Dina Kirnarskaya, Plump Jack
Sir John Falstaff, known to those close to him as "Pot-bellied Jack", appeared in the Grand Hall of Moscow Conservatory and as two different people at the same time. Scenes from the famous opera of Verdi, "Falstaff", and from the opera of our contemporary, American composer Gordon Getty, "Plump Jack", were performed on the same evening.
Both authors are known to all, one as a musical genius, the other as a very wealthy man. In this, however, he was not too lucky, strange as it may seem.
The composer Getty honorably lived up to the comparison with Maestro Verdi, included in the program of the concert. Just like the Shakespeare of comedies, the Shakespeare of "A Midsummer's Night's Dream" or the "Twelfth Night" does not resemble the author of "Hamlet" or "King Lear", Getty's music, clear-cut, chary and with a tragic shade does not resemble the juicy music of Verdi, full of buffoonery. Here both composers are faithful to the literary original: Verdi to "The Merry Wives of Windsor", Getty - to "Henry IV". The drunkard and jester Falstaff is represented in Getty's opera to the manner of Shakespeare's joker, where burlesque and irony are inseparable from prophetic implication.
Getty's modern opera is more favorable to the actors than the old man Verdi. Despite the orchestra of Mikhail Pletnyov, brilliant in every respect, the secrets of belcanto proved to be independent of the singers. But, instead, in the opera "Plump Jack" everyone managed to make a brilliant display....
The Moscow premier is one of 40 performances of "Plump Jack". But there will be only three full productions, all in the USA. This is far too few for an opera which is staged so well.
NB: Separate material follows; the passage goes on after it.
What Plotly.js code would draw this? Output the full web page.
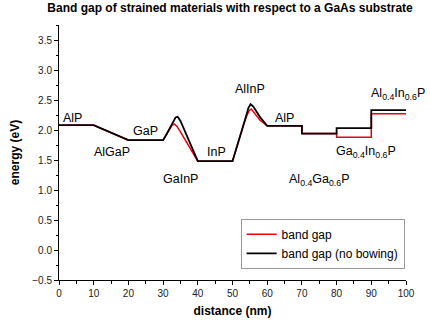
<!DOCTYPE html>
<html>
<head>
<meta charset="utf-8">
<script src="https://cdn.plot.ly/plotly-3.0.1.min.js"></script>
<style>html,body{margin:0;padding:0;background:#fff;}#chart{width:430px;height:325px;}</style>
</head>
<body>
<div id="chart"></div>
<script>
// distance (nm) and energy (eV)
const blackX = [0, 10, 20, 30, 31, 32, 33, 33.6, 34.2, 35, 36, 38, 40, 50, 51, 52, 53, 54, 54.6, 55.2, 56, 57, 58, 60, 70, 70, 80, 80, 90, 90, 100];
const blackY = [2.08, 2.08, 1.83, 1.83, 1.93, 2.04, 2.15, 2.21, 2.22, 2.15, 2.02, 1.75, 1.48, 1.48, 1.66, 1.85, 2.05, 2.25, 2.37, 2.43, 2.39, 2.30, 2.21, 2.07, 2.07, 1.94, 1.94, 2.03, 2.03, 2.33, 2.33];
const redX = [0, 10, 20, 30, 31, 32, 32.6, 33.2, 34, 35, 36, 38, 40, 50, 51, 52, 53, 54, 54.8, 55.4, 56, 57, 58, 60, 70, 70, 80, 80, 90, 90, 100];
const redY = [2.08, 2.08, 1.83, 1.83, 1.93, 2.03, 2.08, 2.10, 2.06, 1.97, 1.87, 1.67, 1.48, 1.48, 1.68, 1.88, 2.06, 2.22, 2.32, 2.35, 2.31, 2.23, 2.16, 2.07, 2.07, 1.94, 1.94, 1.88, 1.88, 2.27, 2.27];

const labelText = ["AlP", "AlGaP", "GaP", "GaInP", "InP", "AlInP", "AlP",
  "Al<sub>0.4</sub>Ga<sub>0.6</sub>P", "Ga<sub>0.4</sub>In<sub>0.6</sub>P", "Al<sub>0.4</sub>In<sub>0.6</sub>P"];
const labelX = [3.8, 15.2, 24.8, 35.0, 45.4, 54.9, 64.9, 75.0, 88.4, 97.6];
const labelY = [2.2, 1.64, 1.99, 1.18, 1.64, 2.68, 2.2, 1.17, 1.63, 2.6];

const traces = [
  {x: redX, y: redY, mode: 'lines', name: 'band gap', line: {color: '#e8000b', width: 1.5}},
  {x: blackX, y: blackY, mode: 'lines', name: 'band gap (no bowing)', line: {color: '#000000', width: 1.8}}
];

const annotations = labelText.map((t, i) => ({
  x: labelX[i], y: labelY[i], xref: 'x', yref: 'y', text: t, showarrow: false,
  xanchor: 'center', yanchor: 'middle',
  font: {family: 'Liberation Sans, Arial, sans-serif', size: 12.5, color: '#000'}
}));

const layout = {
  width: 430, height: 325,
  margin: {l: 59, r: 24, t: 25, b: 45},
  paper_bgcolor: '#fff', plot_bgcolor: '#fff',
  font: {family: 'Liberation Sans, Arial, sans-serif', color: '#000'},
  title: {text: '<b>Band gap of strained materials with respect to a GaAs substrate</b>',
    font: {size: 12, color: '#000'}, x: 0.535, xanchor: 'center', y: 0.975, yanchor: 'middle'},
  xaxis: {
    range: [0, 100], dtick: 10, tick0: 0, showgrid: false, zeroline: false,
    showline: true, linecolor: '#000', linewidth: 1, ticks: 'outside', ticklen: 4, tickcolor: '#000',
    tickfont: {size: 10, color: '#222'},
    minor: {dtick: 5, ticks: 'outside', ticklen: 2.5, tickcolor: '#000', showgrid: false},
    title: {text: '<b>distance (nm)</b>', font: {size: 12}, standoff: 8}
  },
  yaxis: {
    range: [-0.5, 3.75], dtick: 0.5, tick0: 0, showgrid: false, zeroline: false,
    showline: true, linecolor: '#000', linewidth: 1, ticks: 'outside', ticklen: 4, tickcolor: '#000',
    tickformat: '.1f', tickfont: {size: 10, color: '#222'},
    minor: {dtick: 0.25, ticks: 'outside', ticklen: 2.5, tickcolor: '#000', showgrid: false},
    title: {text: '<b>energy (eV)</b>', font: {size: 12}, standoff: 10}
  },
  showlegend: true,
  legend: {x: 0.996, xanchor: 'right', y: 0.24, yanchor: 'top', bgcolor: '#fff',
    bordercolor: '#999', borderwidth: 1, font: {size: 12, color: '#000'},
    tracegroupgap: 0, itemwidth: 30},
  annotations: annotations
};

Plotly.newPlot('chart', traces, layout, {displayModeBar: false, staticPlot: true});
</script>
</body>
</html>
It simply suffocates without a theatre, without scenery and costumes....
Dina Kirnarskaya, Annabel Lee
The program included Rakhmaninov's "The Bells" to poems by Edgar Allan Poe, and settings by the American composer Gordon Getty of works by English Romantic poets. Commenting on the program, Pletnev said that they had wanted to draw attention to the influence of American and English poetry on 20th century culture as a whole.
Edgar Allan Poe died in the middle of the last century, but the year before the First World War his work became topical with its premonitions that ranged from the Messianic to the sepulchral. In common with all the late Romantics, Rakhmaninov described man's progress from the cradle to the grave, embracing the joyful peal of bells at festival time, and the thunderous tocsin. The music calls us to a better world which is still our own. Everything was readying itself for portentous events and world-shattering changes.
On the eve of the 21st century, we are once again in a period of expectation. Composers are again dusting down their copies of Edgar Allan Poe. Recently Gordon Getty has set to music the poem "Annabel Lee", a classic example of the "Poems of Youth and Death"....
On hearing Getty's music, one feels that it is not so much about eternal feelings as about what remains of them. His melodies sigh gravely and melt, away like a consumptive maid in Pushkin's poem. Truly "she is alive today, but gone tomorrow." In the music, the sound of horn calls, rural round dances, songs of confession and songs of remembrance is only half complete, sketched-in sparingly, as if it was somehow distorted and compressed....
Composers like Gordon Getty, who have not lost natural feelings, are still writing romantic music, and conductors like Mikhail Pletnev are still performing it. It is to be hoped that they will continue their happy partnership for some time to come.
Lou Fancher, Homework Suite
Bay Area composer Gordon Getty's earliest piano pieces emerged in the symphonic world premiere of "Homework Suite," a collection of five movements whose only disappointment was their brevity. From the mesmerizing "Seascape" through "Giga's" Irish-laced jig to the galloping "Night Horses," the symphony here demonstrated what was to be the evening's shining achievement: a tenacious command of American composers' widely diverging styles.
Barbara Rose Shuler, Overture to Plump Jack
The overture by Gordon Getty...to the opera "Plump Jack" proved a scintillating concert opener, spiced with moods and flavors from Shakespeare's "Henry IV," wherein the rotund Sir John Falstaff shows up prominently.
Getty's understanding of this pre-eminent Shakespeare character is impressive and the music clearly prefigures the drama from the sack-drinking revels to the challenges of the battlefield. It was delightful to hear Getty's music. He's a talented composer and this piece made a zesty complement to the other works on program.
Anna Picard, Usher House
Lesser sighs greet Getty's music, a compote of Britten, Barber and Bernard Herrmann, which illustrates the drama with spooky glissandi, chromatic spirals, a plaintive oboe and twig-on-window-pane sul ponticello strings. There is a magpie waltz and a listless love song, Where is my lady, and where has she gone?, for the narrator (Jason Bridges), who is identified here as Poe and accessorised with a crush on the cataleptic Madeline Usher (sung offstage by Anna Gorbachyova and personified on stage by the dancer Joanna Jeffries).
With lines such as "Nothing can be hidden from Eddie Poe!" Getty is at least a better composer than he is a librettist.